Until the end of her life, cut rudely and abruptly short by an insidious illness, Teju could be called upon at any time and in any place by her comrades to support a cause; and it was at one of such gatherings that she once chided her comrades for trying too desperately to nurture an idea whose time had passed. At that forum she criticized the comrades for being stuck in the struggle long after its objective had been released, possibly in a bid to remain relevant in the scheme of things.
It was most probably her last public assignment but the issue persists. A crop of individuals who were empowered by an era of free flowing international funding for non-governmental organizations (NGOs) have made an entire career out of rabble rousing , even when there is no rabble to be roused. A sense of entitlement has become pervasive in parts of that community, even as its members seem to have got more out of the struggle than the people on whose behalf they were purported to have been fighting. A new class of Nigerians has emerged.
Too obtuse to be actual politicians though some have run or are still running for political office, its members are also not quite true to their presumed socialist ideologies. They occupy a world in between, one which might not have been so comfortable were it not so lucrative. The June 12 industry, continuing to reinvent itself more to its own advantage than the advantage of the people, seems to have come to stay.
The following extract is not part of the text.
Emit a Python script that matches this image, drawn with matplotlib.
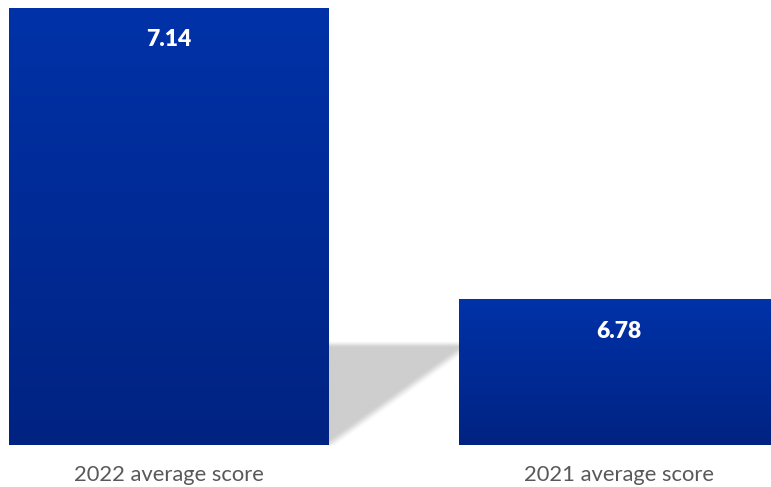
import numpy as np
import matplotlib
matplotlib.use("Agg")
import matplotlib.pyplot as plt
from matplotlib.colors import LinearSegmentedColormap

categories = ["2022 average score", "2021 average score"]
values = [7.14, 6.78]
value_labels = ["7.14", "6.78"]

W, H = 771, 487
fig = plt.figure(figsize=(W / 100, H / 100), dpi=100)
ax = fig.add_axes([0, 42 / H, 1, 445 / H])
ymin = 6.6
ymax = 7.14 + 8 * (7.14 - ymin) / 437
ax.set_ylim(ymin, ymax)
xl = -169 / 450
xr = 1 + (771 - 619) / 450
ax.set_xlim(xl, xr)
ax.axis("off")

width = 320 / 450
x = np.arange(len(categories))

# shadow connector between bars
x1r = x[0] + width / 2
x2l = x[1] - width / 2
ppx = (xr - xl) / W          # data units per pixel (x)
ppy = (ymax - ymin) / 445    # data units per pixel (y)
y_top = ymin + 103 * ppy
gx = np.linspace(x1r, x2l, 300)
gy = np.linspace(ymin, y_top + 14 * ppy, 300)
GX, GY = np.meshgrid(gx, gy)
px = (GX - x1r) / ppx
py = (GY - ymin) / ppy
L = (x2l - x1r) / ppx
nx, ny = -93, L
nrm = np.hypot(nx, ny)
d_diag = (px * nx + py * ny) / nrm
d_top = 101 - py
d = np.minimum(d_top / 7.0, d_diag / 10.0)
alpha = np.clip(0.5 + d, 0, 1)
alpha = alpha * alpha * (3 - 2 * alpha)
img = np.zeros(GX.shape + (4,))
img[..., :3] = 0.8
img[..., 3] = alpha * 0.95
ax.imshow(img, extent=[x1r, x2l, gy[0], gy[-1]], origin="lower",
          aspect="auto", zorder=1, interpolation="bilinear")

cmap = LinearSegmentedColormap.from_list("g", ["#002382", "#0032A8"])
grad = np.linspace(0, 1, 256).reshape(-1, 1)
bars = ax.bar(x, [v - ymin for v in values], bottom=ymin, width=width,
              color="none", edgecolor="none", zorder=2)
for b, v, lab in zip(bars, values, value_labels):
    x0 = b.get_x()
    im = ax.imshow(grad, extent=[x0, x0 + b.get_width(), ymin, v],
                   origin="lower", aspect="auto", cmap=cmap, zorder=2)
    im.set_clip_path(b)
    ax.text(b.get_x() + b.get_width() / 2, v - 32 * ppy, lab, ha="center",
            va="center", color="white", fontsize=16.5, fontweight="heavy",
            family="Lato", zorder=3)

for xi, c in zip(x, categories):
    fig.text((xi - xl) / (xr - xl), 1 - 475 / H, c, ha="center", va="center",
             color="#595959", fontsize=15.8, family="Lato")

ax.set_xlim(xl, xr)
ax.set_ylim(ymin, ymax)
fig.savefig("out.png", dpi=100, facecolor="white")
There is no doubt whatsoever that Buhari’s public apology to the Abiola family has healed many wounds and will continue to do so; but Mr. President owes the Nigerian people another apology on behalf of the Federal Government for the annulment of the June 12 1993 elections.
It is simply unquantifiable, the price that the ordinary citizens of Nigeria paid for the annulment and the unrest which followed. Lives, limbs, properties and souls alike were lost on a daily basis, even by those who had nothing directly to do with the elections. Activists too numerous to mention either fought or fled to lives as refugees in strange lands. Many were jailed, beaten and poisoned. Just as there was the ‘unknown soldier’ as captioned by Fela, so there is the ‘unknown patriot’.
Call it what you will but the whole idea of adopting the 12th of June as a national holiday is to boldly declare that the 1993 elections which, had it not been truncated, would have culminated with MKO Abiola in the Aso Rock villa was not only adjudged the freest and fairest in our national history ; but one which proved that the ethnic divides that threaten our national unity are artificial and merely man made in nature. It bears repeating that Abiola’s closest rival in the election, Alhaji Bashir Tofa, was largely trounced by Abiola in the former’s home state of Kano.
Also of critical importance is the fact that the families of both MKO Abiola and Gani Fawehinmi graciously accepted the national honours done to their respective partriachs, without a shadow of malice, suggesting that they bear no grudge and their wounds have healed or are on the way to doing so.
Greatly significant as it was, to overflog Abiola’s role in the June 12 affair is to disacknowledge the very critical roles played by very many others including now somewhat sketchy characters such as Baba Gana Kingibe without whom Abiola might not have secured the SDP ticket in the first place; but most importantly the hundreds and hundreds of Nigerians who sacrificed their time, their limbs, their property, their families and their very lives in the fight for the actualisation of June 12.
While we bask in the long overdue warmth of reconciliation and while honour is given those to whom it is due; it is important that individuals and bodies that quietly played a role are not put on a lower pedestal in the parade, lest we procure more enemies for the state. It is about time to separate the wheat from the chaff- the charlatans from the true stakeholders in this defining moment of our nationhood, to forestall the danger of trading one ill for the other.
As for the new class of June 12 comrades which has has benefited immensely from the the dire fate of MKO Abiola, they can be said to already have got their reward. Some argue that the June 12 saga, far from being over, has really only just begun; but this can only be in a manner of speaking. A classic saga rich in intrigues, betrayal, love and tragedy, the presidential apology is as sufficient a resolution as any.
The June 12 saga is history dying to be written; and in the writing of that history, it is critical that villains are not mistaken for heroes.